La trilogie a fait un tabac en Europe. Au cours de la dernière année, Stieg Larsson a été le romancier le plus lu du Vieux-Continent, devant Khaled Hosseini, l'auteur des Cerfs-Volants de Kaboul. C'est ce qu'ont constaté les chercheurs Rüdiger Wischenbart et Miha Kovac après avoir compulsé les listes des best-sellers en Allemagne, en France, en Espagne, en Italie, aux Pays-Bas, au Royaume-Uni et en Suède entre avril 2008 et mars 2009.

L'engouement a traversé l'Atlantique. Au Canada - lire au Québec -, il s'est vendu plus de 300 000 copies des trois tomes de Millénium traduits en français, estime la maison Leméac qui distribue les éditions Actes Sud au pays.

Ce succès en librairie constitue un tremplin formidable pour les films portés au grand écran. Produit avec un budget de seulement 4 millions d'euros (6,2 millions CAN), contre 150 millions US pour l'adaptation du best-seller Anges et Démons, le premier tome de Millénium a déjà récolté 27 millions d'euros (41,6 millions CAN) en entrées au box-office.

En France, le pays où Millénium a remporté le succès le plus vif à l'extérieur de la Scandinavie, le film a démarré sur 550 écrans il y a deux semaines.
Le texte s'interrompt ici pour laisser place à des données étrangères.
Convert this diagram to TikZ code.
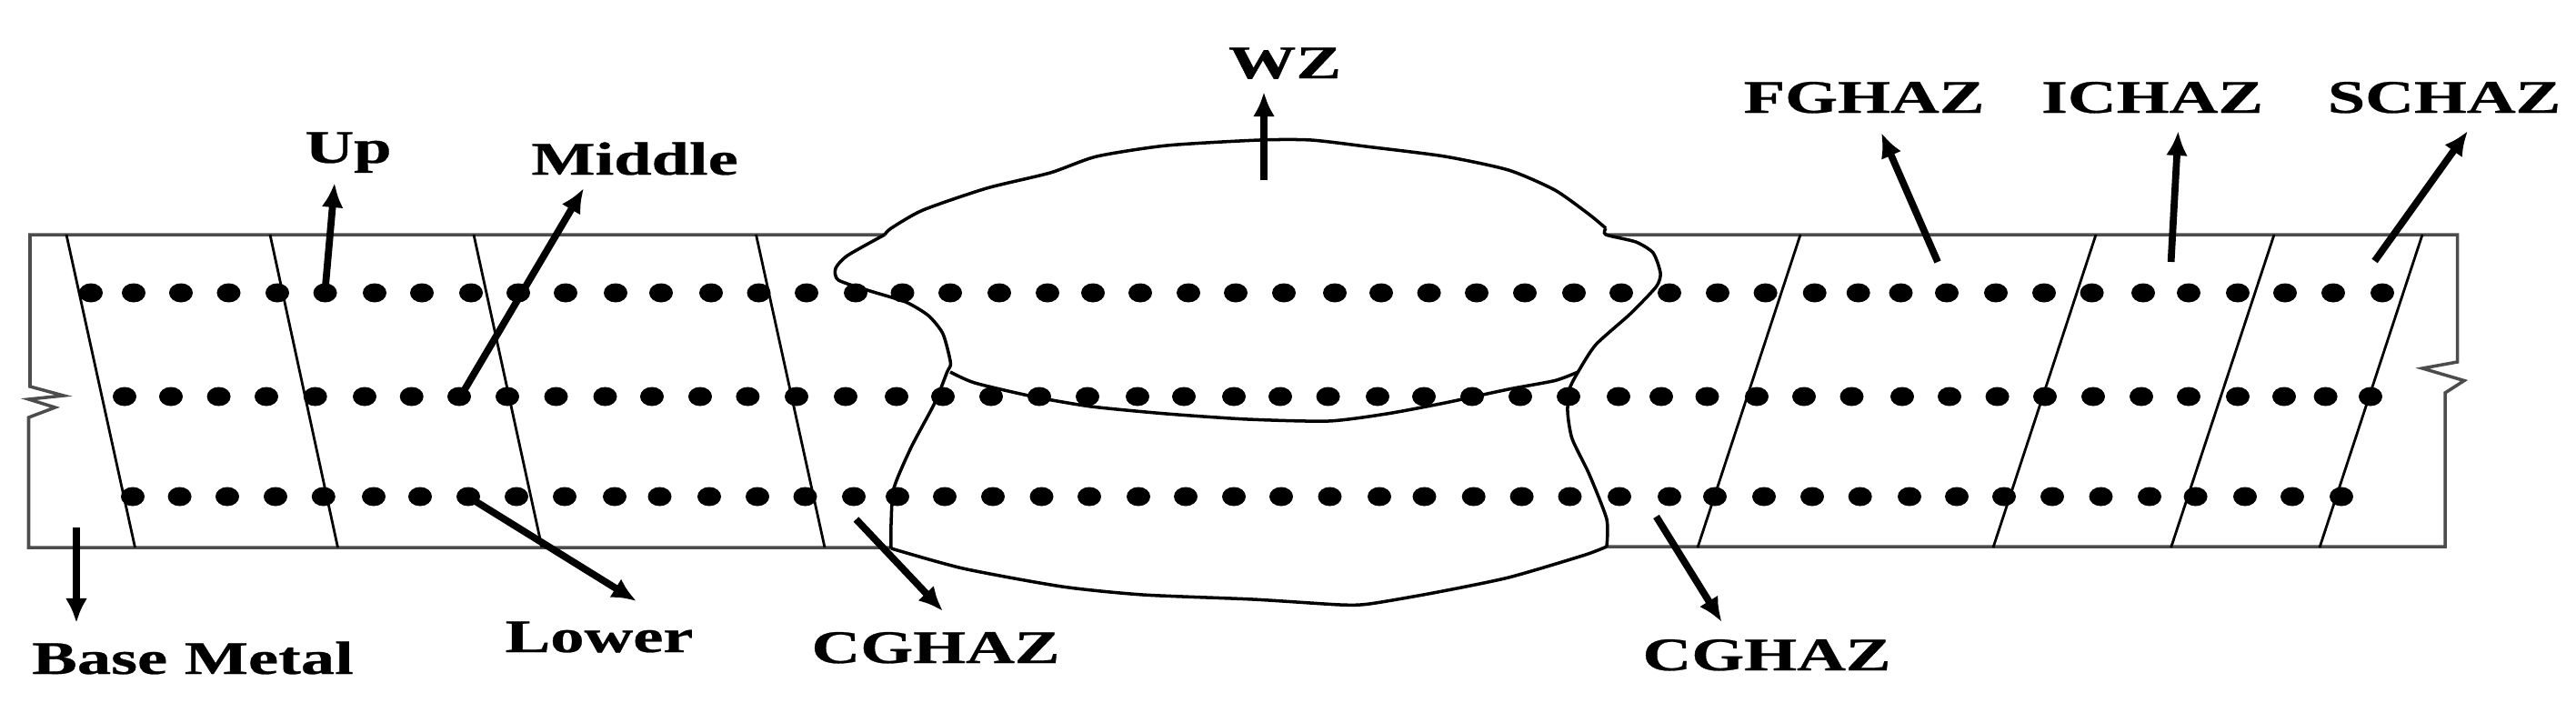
\documentclass[tikz,border=0pt]{standalone}
\usepackage{fontspec}
\setmainfont{Liberation Serif}[BoldFeatures={FakeBold=0.5}]
\usetikzlibrary{arrows.meta}
\tikzset{
  plate/.style={line width=1pt,draw=black!70},
  seam/.style={line width=0.8pt},
  weld/.style={line width=1pt},
  pointer/.style={line width=2.2pt,-{Latex[length=0.27cm,width=0.24cm]}},
  lbl/.style={font=\fontsize{14.6}{15}\selectfont\bfseries,anchor=base,xscale=1.45,transform shape}
}
\begin{document}
\begin{tikzpicture}[x=0.01cm,y=-0.01cm]
\useasboundingbox (0,0) rectangle (2833,772);
% plate outline with the two break marks
\draw[plate] (973,258) -- (33,258) -- (33,425) -- (70,435) -- (31.5,439) -- (60.6,448) -- (31.5,459) -- (31.5,602) -- (980,602);
\draw[plate] (1766,258) -- (2702.5,258) -- (2702.5,398) -- (2664,405) -- (2710,418.5) -- (2689,432) -- (2689,601) -- (1767,601);
% zone boundaries
\foreach \xa/\xb in {73/148.5,297/371.5,521/596,831.5/907,1980/1867,2305/2192,2501/2387.6,2664/2551} {
\draw[seam] (\xa,258) -- (\xb,602);
}
% weld
\draw[weld] plot[smooth,tension=0.4] coordinates {(973,258) (980,251) (1015,231) (1085,207) (1155,190) (1206,172) (1283,160) (1385,154) (1442,154) (1506,161.5) (1589,172) (1659,187) (1710,209) (1748,236) (1766,251)};
\draw[weld] plot[smooth,tension=0.4] coordinates {(1766,251) (1766,258) (1799,266) (1818,278) (1826,300) (1821.6,315) (1793,345) (1755,379) (1735.5,409) (1726,428) (1724,453) (1729,482.5) (1748,522) (1767,571) (1767,601)};
\draw[weld] plot[smooth,tension=0.4] coordinates {(1767,601) (1742,610.5) (1659,635) (1576,652) (1506,664) (1474,665) (1378,659) (1257,654) (1168,645) (1059,625) (980,603)};
\draw[weld] plot[smooth,tension=0.4] coordinates {(980,603) (980,576) (983,537) (1002,492) (1028,443) (1041.6,409) (1045.4,399) (1037,367) (1021,347) (996,332) (957,320) (922,308) (919,295) (932,281) (973,258)};
\draw[weld] plot[smooth,tension=0.4] coordinates {(1045,409) (1072,421) (1136,436) (1200,447) (1283,455) (1372,461) (1461,463) (1525,455) (1589,443) (1659,428) (1710,418.5) (1735.5,409)};
% measuring points
\foreach \x in {100,147,199,251.5,305,357.6,412,464,518,570,622,677,727,782,834.5,887,941,992.5,1045,1099,1152,1202,1254,1307,1359,1412,1468,1519,1571.6,1624,1677,1731,1783,1836,1889,1941.6,1995.7,2043.7,2090.5,2141,2195,2248,2300.6,2357,2407,2461,2513,2566,2620} {
\fill (\x,322) ellipse [x radius=0.13cm,y radius=0.105cm];
}
\foreach \x in {137,188,240.6,293,346.7,401,452.7,505,558,611.5,665.5,717,770,822.4,876,930,986,1037,1090,1143,1196,1251,1302,1357,1408,1460.6,1515,1566,1619,1672,1725,1780,1827,1877.5,1932,1984,2036.5,2092,2144,2196.6,2249,2302,2355,2407,2461,2512,2557.6,2607} {
\fill (\x,436) ellipse [x radius=0.13cm,y radius=0.105cm];
}
\foreach \x in {146,197.6,250,303,355.8,411,462,515,568,621,676,725.5,780,833,885.5,939,987,1039,1092,1145.5,1198,1252,1304,1357,1409,1462.5,1517,1566.5,1620.7,1673.6,1726.5,1781,1836,1886,1940,1993,2045.7,2100,2152,2204,2257,2310.5,2364,2414.6,2469,2521,2575} {
\fill (\x,546) ellipse [x radius=0.13cm,y radius=0.105cm];
}
% labels
\node[lbl] (base) at (212,741) {Base Metal};
\node[lbl] (up) at (383,179) {Up};
\node[lbl] (middle) at (698,192) {Middle};
\node[lbl] (lower) at (659,717) {Lower};
\node[lbl] (cgl) at (1029,729) {CGHAZ};
\node[lbl] (wz) at (1413,86) {WZ};
\node[lbl] (cgr) at (1943,737) {CGHAZ};
\node[lbl] (fg) at (2050,124) {FGHAZ};
\node[lbl] (ic) at (2367,124) {ICHAZ};
\node[lbl] (sc) at (2688,124) {SCHAZ};
% pointers
\coordinate (baseA) at (84,580);
\coordinate (baseB) at (84,685);
\coordinate (upA) at (357.6,318.6);
\coordinate (upB) at (368,201);
\coordinate (midA) at (510,430);
\coordinate (midB) at (642,207);
\coordinate (lowA) at (521,550);
\coordinate (lowB) at (700,661);
\coordinate (wzA) at (1390,198);
\coordinate (wzB) at (1390,101);
\coordinate (cglA) at (941.5,571);
\coordinate (cglB) at (1037,672);
\coordinate (cgrA) at (1821.5,568);
\coordinate (cgrB) at (1893.6,684);
\coordinate (fgA) at (2131,288);
\coordinate (fgB) at (2069,146);
\coordinate (icA) at (2387.6,288);
\coordinate (icB) at (2395.5,144);
\coordinate (scA) at (2611.6,287);
\coordinate (scB) at (2714,144);
\foreach \p in {base,up,mid,low,wz,cgl,cgr,fg,ic,sc} {
\draw[pointer] (\p A) -- (\p B);
}
\end{tikzpicture}
\end{document}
«Le film bénéficie d'une visibilité incroyable, avec un investissement qui va bien au-dessus de ceux normalement consentis aux blockbusters américains», note Emmanuelle Bouilhaguet, directrice des ventes pour le catalogue scénarisé de Zodiak Entertainment. Filiale du groupe italien De Agostini, Zodiak regroupe une trentaine de producteurs en Europe, dont Yellow Bird, le producteur de Millénium, de Stockholm.

Plusieurs distributeurs ont surenchéri pour acquérir les droits de Millénium, lors des festivals de Berlin et de Cannes. Un exploit dans un marché du film cannois affligé par la morosité économique, avec des ventes qui se sont raréfiées (surtout pour les films inachevés) et des prix en forte baisse. La discrétion des Américains y est pour beaucoup.

Ainsi, les droits pour Millénium n'ont pas encore été acquis pour le territoire des États-Unis. Étant donné que les films ne sont jamais doublés en anglais mais sous-titrés, cela confine souvent les films étrangers aux cinémas de répertoire, note Emmanuelle Bouilhaguet. Elle mise tout de même sur la vente du film plutôt que sur une adaptation qui édulcorerait la violence crue de l'oeuvre.

Le distributeur montréalais Alliance Vivafilm a mis la main sur les droits de Millénium pour le Canada et le Royaume-Uni. Toutefois, un rival lui a soufflé le marché de l'Espagne à la suite d'une surenchère.

«Je m'attends à ce que soit l'un des grand succès du cinéma européen de l'été», dit Patrick Roy, président d'Alliance Vivafilm, en précisant qu'Alliance ne dévoile jamais ses prévisions pour le box-office.

«Ce qui est extraordinaire, ajoute-t-il, c'est que Millénium représente trois films en un.» Alliance n'aura donc pas à reprendre de zéro son battage publicitaire. Les deux derniers volets de la trilogie, dont le tournage est complété, prendront l'affiche dès l'automne.